You learned to take criticism in a way most people don't. Studio juries were brutal for a reason. You learned that someone hating your work doesn't mean they hate you. You learned to listen to hard feedback and extract what actually helps while ignoring what's just opinion. That emotional maturity is rare. Most people take feedback personally forever. You learned better. Protect that skill.
You learned to manage complexity — the ability to juggle programs and budgets and timelines and aesthetics and codes and stakeholders all at once. You learned to scope work and manage drift. That's practical. That translates everywhere because complexity doesn't care what field you're in. And you learned to see systems — how buildings work, how organizations work, how technologies interact, how policy affects behavior.

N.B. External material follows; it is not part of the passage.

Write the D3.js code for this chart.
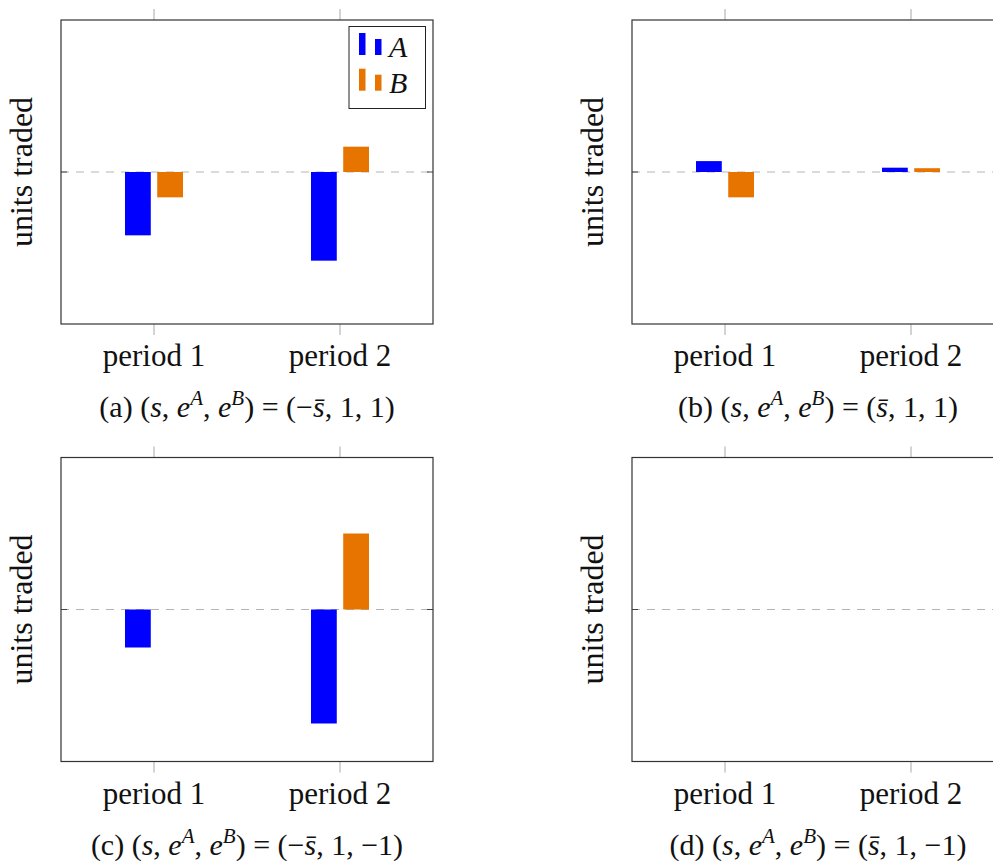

Systems thinking is how you actually understand anything worth understanding. That capability will serve you better over time than any specific technical skill you learned.
Finally, you learned to think visually. To translate ideas into images people understand. In a world of screens, diagrams, data visualization, and rapid communication, that's increasingly valuable. Whether it's architectural drawings or UX flows or diagrams explaining business logic, that visual thinking compound over time. It makes you more valuable. It opens doors. It lets you see things others miss.
Your Education is the Start, Not the Limit
Five years of studio taught you to think. To visualize systems. To manage complexity under pressure. To iterate toward solutions when the path isn't obvious. To ask the right questions when nobody told you what they should be.
What you build with that thinking is your choice. Buildings. Products. Organizations. Policy. Companies. Films. Things that don't have names yet. Whatever it is, studio prepared you. Not because you learned to detail a foundation or specify materials. Because you learned to actually think. To see problems others miss. To work toward solutions nobody told you existed.
That's the degree. The details are just practice. Go design something that matters.